*Data extract*.
- - - -

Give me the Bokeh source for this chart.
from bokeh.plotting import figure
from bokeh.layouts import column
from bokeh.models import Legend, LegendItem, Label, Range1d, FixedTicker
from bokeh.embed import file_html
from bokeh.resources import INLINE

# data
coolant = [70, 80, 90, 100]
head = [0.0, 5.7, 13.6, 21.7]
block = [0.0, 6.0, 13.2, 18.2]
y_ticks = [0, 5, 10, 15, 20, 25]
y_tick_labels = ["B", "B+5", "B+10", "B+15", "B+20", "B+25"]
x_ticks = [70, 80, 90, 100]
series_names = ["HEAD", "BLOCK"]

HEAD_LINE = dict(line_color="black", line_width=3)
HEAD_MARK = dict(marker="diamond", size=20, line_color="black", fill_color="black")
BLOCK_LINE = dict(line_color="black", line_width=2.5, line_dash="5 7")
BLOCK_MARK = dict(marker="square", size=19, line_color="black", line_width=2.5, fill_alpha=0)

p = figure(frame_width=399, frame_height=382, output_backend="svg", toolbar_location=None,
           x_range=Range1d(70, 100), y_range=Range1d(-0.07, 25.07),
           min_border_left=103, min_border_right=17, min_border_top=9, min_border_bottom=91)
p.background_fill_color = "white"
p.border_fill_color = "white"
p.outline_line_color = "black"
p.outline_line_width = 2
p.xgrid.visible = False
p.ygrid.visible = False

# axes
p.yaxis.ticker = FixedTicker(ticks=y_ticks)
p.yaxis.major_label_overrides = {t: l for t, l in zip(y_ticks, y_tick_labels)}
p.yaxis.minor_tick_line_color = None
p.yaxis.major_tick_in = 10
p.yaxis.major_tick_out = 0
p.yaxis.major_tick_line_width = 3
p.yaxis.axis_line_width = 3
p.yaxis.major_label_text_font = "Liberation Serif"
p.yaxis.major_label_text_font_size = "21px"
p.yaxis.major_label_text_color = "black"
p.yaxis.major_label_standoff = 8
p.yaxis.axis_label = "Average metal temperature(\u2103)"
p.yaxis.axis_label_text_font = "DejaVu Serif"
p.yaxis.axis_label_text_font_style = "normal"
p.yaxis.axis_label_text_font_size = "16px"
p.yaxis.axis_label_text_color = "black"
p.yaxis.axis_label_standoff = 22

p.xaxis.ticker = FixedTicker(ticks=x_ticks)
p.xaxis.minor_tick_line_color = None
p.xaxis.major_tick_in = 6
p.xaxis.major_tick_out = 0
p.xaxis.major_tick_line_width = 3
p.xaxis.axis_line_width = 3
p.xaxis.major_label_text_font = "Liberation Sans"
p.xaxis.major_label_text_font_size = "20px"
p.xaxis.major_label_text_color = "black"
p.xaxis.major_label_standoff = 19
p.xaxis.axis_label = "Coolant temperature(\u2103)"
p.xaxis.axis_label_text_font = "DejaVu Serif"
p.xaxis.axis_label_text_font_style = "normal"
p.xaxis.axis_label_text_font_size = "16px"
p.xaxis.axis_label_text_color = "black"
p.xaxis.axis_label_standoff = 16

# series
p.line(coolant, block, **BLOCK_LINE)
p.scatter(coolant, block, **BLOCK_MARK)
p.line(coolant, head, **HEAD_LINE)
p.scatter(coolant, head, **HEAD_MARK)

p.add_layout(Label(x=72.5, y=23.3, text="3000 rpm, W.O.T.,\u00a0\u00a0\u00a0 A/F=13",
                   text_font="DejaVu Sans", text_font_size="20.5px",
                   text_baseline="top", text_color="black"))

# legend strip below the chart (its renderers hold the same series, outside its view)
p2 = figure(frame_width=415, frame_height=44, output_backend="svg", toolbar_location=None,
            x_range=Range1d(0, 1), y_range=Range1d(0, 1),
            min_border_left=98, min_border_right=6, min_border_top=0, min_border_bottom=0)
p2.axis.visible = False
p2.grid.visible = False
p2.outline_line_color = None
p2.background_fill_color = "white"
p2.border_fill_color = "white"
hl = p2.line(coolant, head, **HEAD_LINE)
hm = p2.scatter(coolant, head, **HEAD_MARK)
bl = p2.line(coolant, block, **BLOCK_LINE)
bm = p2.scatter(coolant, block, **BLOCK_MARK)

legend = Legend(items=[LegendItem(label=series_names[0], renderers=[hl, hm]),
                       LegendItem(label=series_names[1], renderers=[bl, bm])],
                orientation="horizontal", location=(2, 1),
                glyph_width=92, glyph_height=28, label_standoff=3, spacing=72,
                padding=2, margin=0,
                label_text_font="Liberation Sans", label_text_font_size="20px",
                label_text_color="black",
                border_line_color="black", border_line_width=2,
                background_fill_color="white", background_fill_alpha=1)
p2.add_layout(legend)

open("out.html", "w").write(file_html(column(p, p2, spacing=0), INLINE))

- - - -

*Given exercise*.
The listing above should be transcribed in full, exactly as written.

*Reply*.
Give me the Bokeh source for this chart.
from bokeh.plotting import figure
from bokeh.layouts import column
from bokeh.models import Legend, LegendItem, Label, Range1d, FixedTicker
from bokeh.embed import file_html
from bokeh.resources import INLINE

# data
coolant = [70, 80, 90, 100]
head = [0.0, 5.7, 13.6, 21.7]
block = [0.0, 6.0, 13.2, 18.2]
y_ticks = [0, 5, 10, 15, 20, 25]
y_tick_labels = ["B", "B+5", "B+10", "B+15", "B+20", "B+25"]
x_ticks = [70, 80, 90, 100]
series_names = ["HEAD", "BLOCK"]

HEAD_LINE = dict(line_color="black", line_width=3)
HEAD_MARK = dict(marker="diamond", size=20, line_color="black", fill_color="black")
BLOCK_LINE = dict(line_color="black", line_width=2.5, line_dash="5 7")
BLOCK_MARK = dict(marker="square", size=19, line_color="black", line_width=2.5, fill_alpha=0)

p = figure(frame_width=399, frame_height=382, output_backend="svg", toolbar_location=None,
           x_range=Range1d(70, 100), y_range=Range1d(-0.07, 25.07),
           min_border_left=103, min_border_right=17, min_border_top=9, min_border_bottom=91)
p.background_fill_color = "white"
p.border_fill_color = "white"
p.outline_line_color = "black"
p.outline_line_width = 2
p.xgrid.visible = False
p.ygrid.visible = False

# axes
p.yaxis.ticker = FixedTicker(ticks=y_ticks)
p.yaxis.major_label_overrides = {t: l for t, l in zip(y_ticks, y_tick_labels)}
p.yaxis.minor_tick_line_color = None
p.yaxis.major_tick_in = 10
p.yaxis.major_tick_out = 0
p.yaxis.major_tick_line_width = 3
p.yaxis.axis_line_width = 3
p.yaxis.major_label_text_font = "Liberation Serif"
p.yaxis.major_label_text_font_size = "21px"
p.yaxis.major_label_text_color = "black"
p.yaxis.major_label_standoff = 8
p.yaxis.axis_label = "Average metal temperature(\u2103)"
p.yaxis.axis_label_text_font = "DejaVu Serif"
p.yaxis.axis_label_text_font_style = "normal"
p.yaxis.axis_label_text_font_size = "16px"
p.yaxis.axis_label_text_color = "black"
p.yaxis.axis_label_standoff = 22

p.xaxis.ticker = FixedTicker(ticks=x_ticks)
p.xaxis.minor_tick_line_color = None
p.xaxis.major_tick_in = 6
p.xaxis.major_tick_out = 0
p.xaxis.major_tick_line_width = 3
p.xaxis.axis_line_width = 3
p.xaxis.major_label_text_font = "Liberation Sans"
p.xaxis.major_label_text_font_size = "20px"
p.xaxis.major_label_text_color = "black"
p.xaxis.major_label_standoff = 19
p.xaxis.axis_label = "Coolant temperature(\u2103)"
p.xaxis.axis_label_text_font = "DejaVu Serif"
p.xaxis.axis_label_text_font_style = "normal"
p.xaxis.axis_label_text_font_size = "16px"
p.xaxis.axis_label_text_color = "black"
p.xaxis.axis_label_standoff = 16

# series
p.line(coolant, block, **BLOCK_LINE)
p.scatter(coolant, block, **BLOCK_MARK)
p.line(coolant, head, **HEAD_LINE)
p.scatter(coolant, head, **HEAD_MARK)

p.add_layout(Label(x=72.5, y=23.3, text="3000 rpm, W.O.T.,\u00a0\u00a0\u00a0 A/F=13",
                   text_font="DejaVu Sans", text_font_size="20.5px",
                   text_baseline="top", text_color="black"))

# legend strip below the chart (its renderers hold the same series, outside its view)
p2 = figure(frame_width=415, frame_height=44, output_backend="svg", toolbar_location=None,
            x_range=Range1d(0, 1), y_range=Range1d(0, 1),
            min_border_left=98, min_border_right=6, min_border_top=0, min_border_bottom=0)
p2.axis.visible = False
p2.grid.visible = False
p2.outline_line_color = None
p2.background_fill_color = "white"
p2.border_fill_color = "white"
hl = p2.line(coolant, head, **HEAD_LINE)
hm = p2.scatter(coolant, head, **HEAD_MARK)
bl = p2.line(coolant, block, **BLOCK_LINE)
bm = p2.scatter(coolant, block, **BLOCK_MARK)

legend = Legend(items=[LegendItem(label=series_names[0], renderers=[hl, hm]),
                       LegendItem(label=series_names[1], renderers=[bl, bm])],
                orientation="horizontal", location=(2, 1),
                glyph_width=92, glyph_height=28, label_standoff=3, spacing=72,
                padding=2, margin=0,
                label_text_font="Liberation Sans", label_text_font_size="20px",
                label_text_color="black",
                border_line_color="black", border_line_width=2,
                background_fill_color="white", background_fill_alpha=1)
p2.add_layout(legend)

open("out.html", "w").write(file_html(column(p, p2, spacing=0), INLINE))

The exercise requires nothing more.